=== Set problem ===
Pull each line holding the word "chart" from the data.

=== Collected data ===
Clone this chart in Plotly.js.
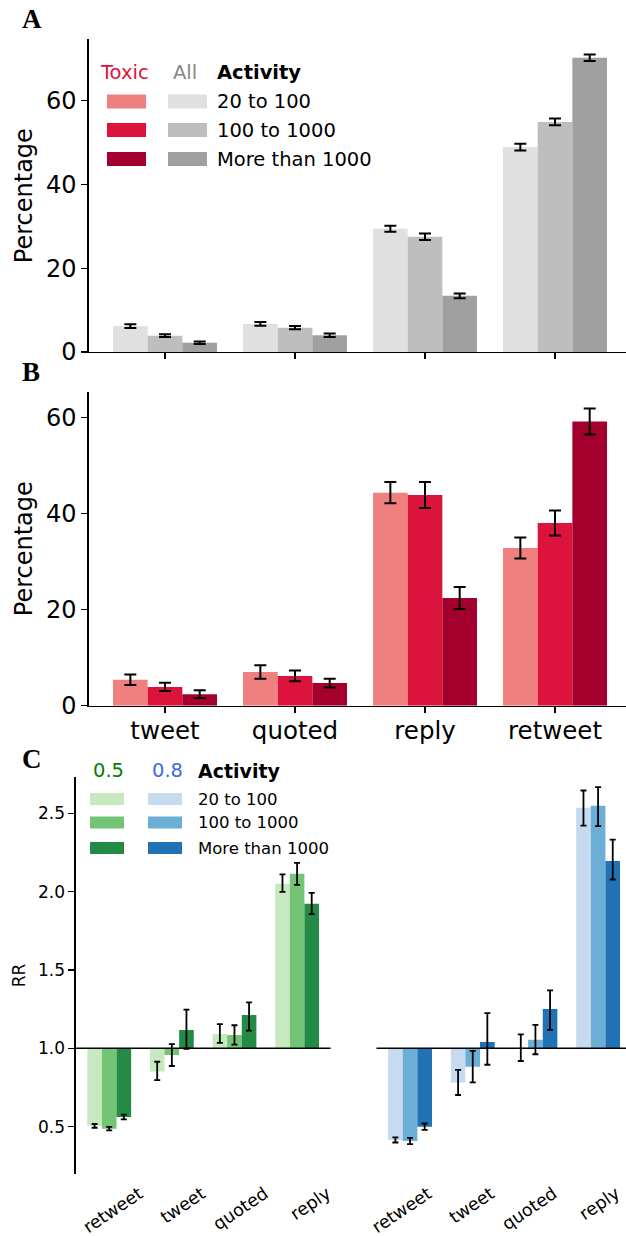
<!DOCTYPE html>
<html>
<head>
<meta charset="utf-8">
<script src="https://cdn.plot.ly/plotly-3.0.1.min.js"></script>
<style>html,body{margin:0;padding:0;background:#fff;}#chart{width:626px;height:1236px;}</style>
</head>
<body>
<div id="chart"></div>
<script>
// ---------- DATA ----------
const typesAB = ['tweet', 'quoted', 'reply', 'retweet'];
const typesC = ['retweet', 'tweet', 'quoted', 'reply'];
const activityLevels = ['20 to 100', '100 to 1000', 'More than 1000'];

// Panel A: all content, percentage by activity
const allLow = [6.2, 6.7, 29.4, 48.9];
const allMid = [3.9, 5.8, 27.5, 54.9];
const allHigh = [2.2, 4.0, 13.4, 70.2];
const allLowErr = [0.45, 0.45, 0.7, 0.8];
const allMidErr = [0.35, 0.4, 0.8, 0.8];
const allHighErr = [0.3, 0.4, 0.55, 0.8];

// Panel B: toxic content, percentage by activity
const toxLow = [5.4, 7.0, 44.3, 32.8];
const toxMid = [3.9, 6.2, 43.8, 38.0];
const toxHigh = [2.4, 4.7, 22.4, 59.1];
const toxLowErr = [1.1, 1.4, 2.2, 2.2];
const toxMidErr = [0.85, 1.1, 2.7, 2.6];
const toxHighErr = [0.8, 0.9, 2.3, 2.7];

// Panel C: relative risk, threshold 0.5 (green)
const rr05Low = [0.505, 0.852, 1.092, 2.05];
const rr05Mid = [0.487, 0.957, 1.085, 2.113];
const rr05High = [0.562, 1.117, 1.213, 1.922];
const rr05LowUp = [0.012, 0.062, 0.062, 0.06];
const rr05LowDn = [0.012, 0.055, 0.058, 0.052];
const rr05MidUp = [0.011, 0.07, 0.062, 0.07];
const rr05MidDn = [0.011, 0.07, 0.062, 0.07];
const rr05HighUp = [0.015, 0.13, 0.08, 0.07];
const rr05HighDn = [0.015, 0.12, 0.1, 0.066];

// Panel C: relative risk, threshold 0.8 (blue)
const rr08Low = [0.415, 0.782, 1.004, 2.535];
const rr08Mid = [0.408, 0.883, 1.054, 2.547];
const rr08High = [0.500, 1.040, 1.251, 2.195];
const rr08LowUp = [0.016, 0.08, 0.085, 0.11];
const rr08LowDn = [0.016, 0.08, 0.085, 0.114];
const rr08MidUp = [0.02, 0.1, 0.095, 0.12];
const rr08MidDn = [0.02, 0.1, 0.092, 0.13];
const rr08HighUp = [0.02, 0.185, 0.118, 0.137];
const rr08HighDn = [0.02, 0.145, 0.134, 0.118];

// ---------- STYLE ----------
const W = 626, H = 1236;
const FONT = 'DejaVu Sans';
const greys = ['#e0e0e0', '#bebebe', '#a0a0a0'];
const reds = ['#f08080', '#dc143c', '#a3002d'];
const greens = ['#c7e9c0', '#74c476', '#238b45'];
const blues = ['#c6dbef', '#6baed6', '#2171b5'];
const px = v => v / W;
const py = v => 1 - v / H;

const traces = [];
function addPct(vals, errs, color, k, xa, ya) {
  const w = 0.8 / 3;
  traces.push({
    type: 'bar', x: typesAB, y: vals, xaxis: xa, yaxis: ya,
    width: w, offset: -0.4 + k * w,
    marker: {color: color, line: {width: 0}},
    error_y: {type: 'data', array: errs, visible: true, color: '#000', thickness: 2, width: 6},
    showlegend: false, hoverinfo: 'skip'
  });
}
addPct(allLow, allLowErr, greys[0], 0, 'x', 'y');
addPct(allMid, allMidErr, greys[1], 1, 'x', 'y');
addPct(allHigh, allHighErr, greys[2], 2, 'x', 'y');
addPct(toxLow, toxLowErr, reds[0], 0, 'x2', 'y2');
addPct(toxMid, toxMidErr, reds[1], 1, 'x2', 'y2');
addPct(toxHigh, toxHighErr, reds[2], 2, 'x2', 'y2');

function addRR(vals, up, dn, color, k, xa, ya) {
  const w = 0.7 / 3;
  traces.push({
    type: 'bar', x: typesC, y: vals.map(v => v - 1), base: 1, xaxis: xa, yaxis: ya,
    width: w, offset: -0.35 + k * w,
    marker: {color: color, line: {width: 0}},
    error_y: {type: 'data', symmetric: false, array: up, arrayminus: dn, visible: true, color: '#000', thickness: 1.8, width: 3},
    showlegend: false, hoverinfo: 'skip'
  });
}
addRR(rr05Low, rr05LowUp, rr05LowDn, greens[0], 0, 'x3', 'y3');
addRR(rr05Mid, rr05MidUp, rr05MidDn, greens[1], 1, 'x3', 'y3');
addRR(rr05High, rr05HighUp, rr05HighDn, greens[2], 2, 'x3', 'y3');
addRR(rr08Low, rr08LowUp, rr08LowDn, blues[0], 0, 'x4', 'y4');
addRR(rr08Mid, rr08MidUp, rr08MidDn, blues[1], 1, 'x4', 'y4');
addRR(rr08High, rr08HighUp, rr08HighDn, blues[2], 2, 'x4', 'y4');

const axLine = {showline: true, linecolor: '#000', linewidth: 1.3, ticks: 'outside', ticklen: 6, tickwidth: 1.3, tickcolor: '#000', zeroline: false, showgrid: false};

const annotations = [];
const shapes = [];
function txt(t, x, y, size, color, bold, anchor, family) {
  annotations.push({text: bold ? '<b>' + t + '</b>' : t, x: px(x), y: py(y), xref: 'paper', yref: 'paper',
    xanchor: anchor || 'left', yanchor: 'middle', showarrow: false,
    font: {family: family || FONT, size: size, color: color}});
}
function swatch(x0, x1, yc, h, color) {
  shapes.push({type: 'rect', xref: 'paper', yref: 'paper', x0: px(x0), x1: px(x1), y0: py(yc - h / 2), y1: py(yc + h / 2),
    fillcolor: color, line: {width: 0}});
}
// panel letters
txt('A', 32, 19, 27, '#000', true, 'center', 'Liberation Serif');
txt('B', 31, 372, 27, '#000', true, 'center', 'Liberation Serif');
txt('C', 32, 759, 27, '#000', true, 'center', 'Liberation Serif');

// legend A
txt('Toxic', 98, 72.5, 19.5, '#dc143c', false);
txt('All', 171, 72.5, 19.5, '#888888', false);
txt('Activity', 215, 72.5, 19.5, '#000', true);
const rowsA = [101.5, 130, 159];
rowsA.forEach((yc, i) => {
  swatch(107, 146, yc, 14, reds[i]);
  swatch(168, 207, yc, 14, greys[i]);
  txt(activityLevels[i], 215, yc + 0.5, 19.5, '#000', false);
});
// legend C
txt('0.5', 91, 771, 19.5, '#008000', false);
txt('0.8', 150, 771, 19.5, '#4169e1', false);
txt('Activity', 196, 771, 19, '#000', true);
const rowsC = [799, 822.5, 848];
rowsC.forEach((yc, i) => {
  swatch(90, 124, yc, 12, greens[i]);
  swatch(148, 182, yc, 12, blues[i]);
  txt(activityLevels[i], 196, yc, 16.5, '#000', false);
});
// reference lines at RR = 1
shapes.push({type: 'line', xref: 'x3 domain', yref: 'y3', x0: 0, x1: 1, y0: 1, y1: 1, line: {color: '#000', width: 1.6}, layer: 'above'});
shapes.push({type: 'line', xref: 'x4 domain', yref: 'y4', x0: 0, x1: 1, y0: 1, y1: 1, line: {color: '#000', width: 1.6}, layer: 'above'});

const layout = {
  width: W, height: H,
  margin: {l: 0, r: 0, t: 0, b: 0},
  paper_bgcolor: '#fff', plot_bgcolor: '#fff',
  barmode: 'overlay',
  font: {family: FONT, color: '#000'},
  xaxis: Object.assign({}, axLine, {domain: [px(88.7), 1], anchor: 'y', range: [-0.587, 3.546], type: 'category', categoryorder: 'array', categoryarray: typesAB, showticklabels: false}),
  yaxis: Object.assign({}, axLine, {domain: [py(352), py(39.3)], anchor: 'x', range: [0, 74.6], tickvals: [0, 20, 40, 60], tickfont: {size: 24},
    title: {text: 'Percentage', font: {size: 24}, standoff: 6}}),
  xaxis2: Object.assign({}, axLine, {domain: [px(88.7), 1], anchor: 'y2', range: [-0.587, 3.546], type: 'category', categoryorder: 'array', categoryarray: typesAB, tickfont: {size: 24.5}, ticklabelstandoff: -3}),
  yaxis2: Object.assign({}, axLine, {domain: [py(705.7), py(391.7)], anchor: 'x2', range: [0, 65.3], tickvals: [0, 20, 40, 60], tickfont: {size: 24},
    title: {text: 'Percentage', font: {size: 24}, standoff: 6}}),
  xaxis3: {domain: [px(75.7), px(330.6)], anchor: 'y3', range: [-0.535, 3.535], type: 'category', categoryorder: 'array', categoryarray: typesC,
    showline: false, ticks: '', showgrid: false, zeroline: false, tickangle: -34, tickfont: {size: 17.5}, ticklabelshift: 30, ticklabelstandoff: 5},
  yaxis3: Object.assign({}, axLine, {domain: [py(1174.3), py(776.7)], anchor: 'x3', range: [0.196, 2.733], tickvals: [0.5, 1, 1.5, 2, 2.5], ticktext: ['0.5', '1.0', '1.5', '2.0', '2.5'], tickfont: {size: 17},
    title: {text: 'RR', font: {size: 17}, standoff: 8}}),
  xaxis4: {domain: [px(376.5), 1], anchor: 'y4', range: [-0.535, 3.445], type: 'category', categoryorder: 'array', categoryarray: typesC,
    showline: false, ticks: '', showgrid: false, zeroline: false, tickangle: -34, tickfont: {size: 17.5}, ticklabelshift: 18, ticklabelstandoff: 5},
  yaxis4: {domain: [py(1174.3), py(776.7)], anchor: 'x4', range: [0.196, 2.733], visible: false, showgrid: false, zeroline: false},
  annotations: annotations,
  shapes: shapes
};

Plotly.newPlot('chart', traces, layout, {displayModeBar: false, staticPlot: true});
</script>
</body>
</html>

=== Expected answer ===
Clone this chart in Plotly.js.
<style>html,body{margin:0;padding:0;background:#fff;}#chart{width:626px;height:1236px;}</style>
<div id="chart"></div>
Plotly.newPlot('chart', traces, layout, {displayModeBar: false, staticPlot: true});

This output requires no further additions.